ID: 2647253 • Letter: A

Question

AFN equation

Carter Corporation's sales are expected to increase from $5 million in 2012 to $6 million in 2013, or by 20%. Its assets totaled $4 million at the end of 2012. Carter is at full capacity, so its assets must grow in proportion to projected sales. At the end of 2012, current liabilities are $1 million, consisting of $250,000 of accounts payable, $500,000 of notes payable, and $250,000 of accrued liabilities. The after-tax profit margin is forecasted to be 6%.

Assume that the company pays no dividends.
Under these assumptions, what would be the additional funds needed for the coming year? Write out your answer completely. For example, 5 million should be entered as 5,000,000. Round your answer to the nearest cent.
$

NOTE THIS IMPORTANT INFO

Normally, you only include the liabilities that increase spontaneously with the increase in sales. That is, notes (bank loans) typically will not increase spontaneously with sales.
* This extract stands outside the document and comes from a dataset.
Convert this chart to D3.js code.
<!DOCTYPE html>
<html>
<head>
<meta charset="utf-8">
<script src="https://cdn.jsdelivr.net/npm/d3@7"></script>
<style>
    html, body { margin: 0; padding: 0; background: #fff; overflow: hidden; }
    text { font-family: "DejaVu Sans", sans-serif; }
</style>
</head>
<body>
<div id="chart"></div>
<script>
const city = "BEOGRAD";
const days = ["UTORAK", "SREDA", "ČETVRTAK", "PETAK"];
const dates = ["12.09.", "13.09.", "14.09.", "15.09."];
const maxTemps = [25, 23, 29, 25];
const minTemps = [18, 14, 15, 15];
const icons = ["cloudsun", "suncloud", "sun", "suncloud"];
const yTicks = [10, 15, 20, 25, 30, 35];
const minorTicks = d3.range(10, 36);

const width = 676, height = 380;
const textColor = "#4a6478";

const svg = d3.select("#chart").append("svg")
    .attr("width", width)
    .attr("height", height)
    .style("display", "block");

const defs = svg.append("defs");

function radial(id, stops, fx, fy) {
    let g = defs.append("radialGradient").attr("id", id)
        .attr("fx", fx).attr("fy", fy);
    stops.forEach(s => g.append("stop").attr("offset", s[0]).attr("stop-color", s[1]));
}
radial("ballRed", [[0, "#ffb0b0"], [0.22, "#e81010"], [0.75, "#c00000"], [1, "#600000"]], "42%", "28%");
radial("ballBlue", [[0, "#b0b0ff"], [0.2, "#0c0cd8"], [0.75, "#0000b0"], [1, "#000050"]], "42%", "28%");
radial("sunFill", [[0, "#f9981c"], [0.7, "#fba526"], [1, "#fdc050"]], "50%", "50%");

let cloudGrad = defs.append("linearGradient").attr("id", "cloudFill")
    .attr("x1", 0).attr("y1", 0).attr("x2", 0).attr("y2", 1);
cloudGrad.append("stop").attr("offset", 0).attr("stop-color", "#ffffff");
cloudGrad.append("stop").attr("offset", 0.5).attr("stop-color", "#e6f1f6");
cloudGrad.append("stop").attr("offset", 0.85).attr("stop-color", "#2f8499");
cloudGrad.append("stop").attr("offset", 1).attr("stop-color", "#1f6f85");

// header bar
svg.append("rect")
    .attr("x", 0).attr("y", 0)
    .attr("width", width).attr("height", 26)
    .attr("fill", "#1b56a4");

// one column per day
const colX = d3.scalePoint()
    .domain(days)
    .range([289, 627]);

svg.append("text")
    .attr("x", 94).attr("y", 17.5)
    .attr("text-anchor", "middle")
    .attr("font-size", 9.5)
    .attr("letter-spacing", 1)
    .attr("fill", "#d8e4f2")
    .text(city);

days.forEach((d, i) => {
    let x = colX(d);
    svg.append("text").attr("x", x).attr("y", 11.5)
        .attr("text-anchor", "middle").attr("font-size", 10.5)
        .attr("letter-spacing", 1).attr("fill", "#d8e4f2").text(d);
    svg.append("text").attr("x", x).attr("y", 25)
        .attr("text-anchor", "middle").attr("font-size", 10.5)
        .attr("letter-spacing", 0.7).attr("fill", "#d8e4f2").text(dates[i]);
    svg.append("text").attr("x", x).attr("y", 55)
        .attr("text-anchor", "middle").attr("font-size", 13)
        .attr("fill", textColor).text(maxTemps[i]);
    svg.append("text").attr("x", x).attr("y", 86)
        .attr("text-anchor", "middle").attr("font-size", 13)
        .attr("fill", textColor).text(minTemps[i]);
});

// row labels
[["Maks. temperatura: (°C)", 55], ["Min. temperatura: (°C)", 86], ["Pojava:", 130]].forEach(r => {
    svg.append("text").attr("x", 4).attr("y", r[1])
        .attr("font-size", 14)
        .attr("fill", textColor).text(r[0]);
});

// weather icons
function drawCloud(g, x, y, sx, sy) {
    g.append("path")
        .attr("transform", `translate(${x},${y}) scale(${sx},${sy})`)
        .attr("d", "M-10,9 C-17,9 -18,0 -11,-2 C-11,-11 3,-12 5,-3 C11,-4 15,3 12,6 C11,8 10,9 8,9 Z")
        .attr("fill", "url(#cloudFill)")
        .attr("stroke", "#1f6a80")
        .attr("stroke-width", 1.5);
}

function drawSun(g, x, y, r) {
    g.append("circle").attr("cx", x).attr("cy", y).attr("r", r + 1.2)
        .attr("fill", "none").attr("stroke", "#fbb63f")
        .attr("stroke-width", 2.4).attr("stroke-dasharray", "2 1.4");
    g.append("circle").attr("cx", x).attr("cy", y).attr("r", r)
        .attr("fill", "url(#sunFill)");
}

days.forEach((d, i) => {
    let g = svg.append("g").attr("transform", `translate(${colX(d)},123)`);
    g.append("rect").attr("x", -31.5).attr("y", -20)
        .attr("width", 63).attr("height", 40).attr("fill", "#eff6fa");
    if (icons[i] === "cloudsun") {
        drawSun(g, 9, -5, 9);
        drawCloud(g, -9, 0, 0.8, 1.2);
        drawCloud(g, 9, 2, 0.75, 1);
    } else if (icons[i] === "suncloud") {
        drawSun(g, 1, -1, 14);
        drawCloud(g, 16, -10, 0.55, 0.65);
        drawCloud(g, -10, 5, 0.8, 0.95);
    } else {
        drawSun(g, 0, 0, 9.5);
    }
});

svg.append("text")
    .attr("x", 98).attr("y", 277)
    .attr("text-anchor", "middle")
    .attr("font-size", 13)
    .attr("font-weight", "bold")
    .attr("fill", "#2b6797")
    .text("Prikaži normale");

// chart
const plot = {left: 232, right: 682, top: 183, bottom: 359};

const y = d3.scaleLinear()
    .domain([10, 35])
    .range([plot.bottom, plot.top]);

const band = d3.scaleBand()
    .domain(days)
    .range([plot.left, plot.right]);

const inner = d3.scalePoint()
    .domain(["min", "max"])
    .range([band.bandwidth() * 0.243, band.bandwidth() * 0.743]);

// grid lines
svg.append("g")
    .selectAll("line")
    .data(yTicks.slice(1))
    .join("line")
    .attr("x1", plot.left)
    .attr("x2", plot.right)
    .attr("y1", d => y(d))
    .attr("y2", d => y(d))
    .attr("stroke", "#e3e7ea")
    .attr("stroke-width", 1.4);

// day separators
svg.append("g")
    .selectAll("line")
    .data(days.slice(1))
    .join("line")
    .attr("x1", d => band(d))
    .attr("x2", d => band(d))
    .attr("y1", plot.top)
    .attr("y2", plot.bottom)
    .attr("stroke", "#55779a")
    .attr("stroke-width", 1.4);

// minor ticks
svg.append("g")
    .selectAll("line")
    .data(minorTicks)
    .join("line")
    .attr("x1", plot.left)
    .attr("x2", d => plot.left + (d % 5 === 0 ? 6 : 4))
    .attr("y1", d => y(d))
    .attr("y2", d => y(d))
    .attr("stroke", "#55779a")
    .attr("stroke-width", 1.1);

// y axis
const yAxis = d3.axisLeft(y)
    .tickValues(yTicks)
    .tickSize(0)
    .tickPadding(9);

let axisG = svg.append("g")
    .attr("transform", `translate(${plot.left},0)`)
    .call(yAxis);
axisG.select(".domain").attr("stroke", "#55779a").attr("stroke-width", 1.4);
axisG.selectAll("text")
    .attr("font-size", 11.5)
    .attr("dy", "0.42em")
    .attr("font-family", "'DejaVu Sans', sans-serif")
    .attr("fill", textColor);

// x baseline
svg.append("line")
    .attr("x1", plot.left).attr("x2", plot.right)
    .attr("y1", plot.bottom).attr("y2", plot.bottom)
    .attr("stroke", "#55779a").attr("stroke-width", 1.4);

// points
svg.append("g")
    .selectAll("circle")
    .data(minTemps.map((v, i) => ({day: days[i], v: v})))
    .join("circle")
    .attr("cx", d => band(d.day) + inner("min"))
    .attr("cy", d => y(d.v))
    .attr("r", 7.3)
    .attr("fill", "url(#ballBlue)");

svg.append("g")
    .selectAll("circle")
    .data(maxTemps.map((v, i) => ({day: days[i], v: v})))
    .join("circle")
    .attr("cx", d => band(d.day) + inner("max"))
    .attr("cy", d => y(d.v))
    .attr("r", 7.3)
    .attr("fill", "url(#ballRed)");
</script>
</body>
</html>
However, in this problem, the author assumes that all current liabilities (including notes) will increase spontaneously with the increase in sales.

Explanation / Answer

Increase in assets = 20% (same proportion as sales)

so the amount of increase = growth factor*assets in 2012

= 0.2*$4 million = $0.8 million

Total current liabilities in 2012 = $1 million

Increase in liabilities = growth factor*liabilities in 2012 = 0.2*1 = $0.2 million.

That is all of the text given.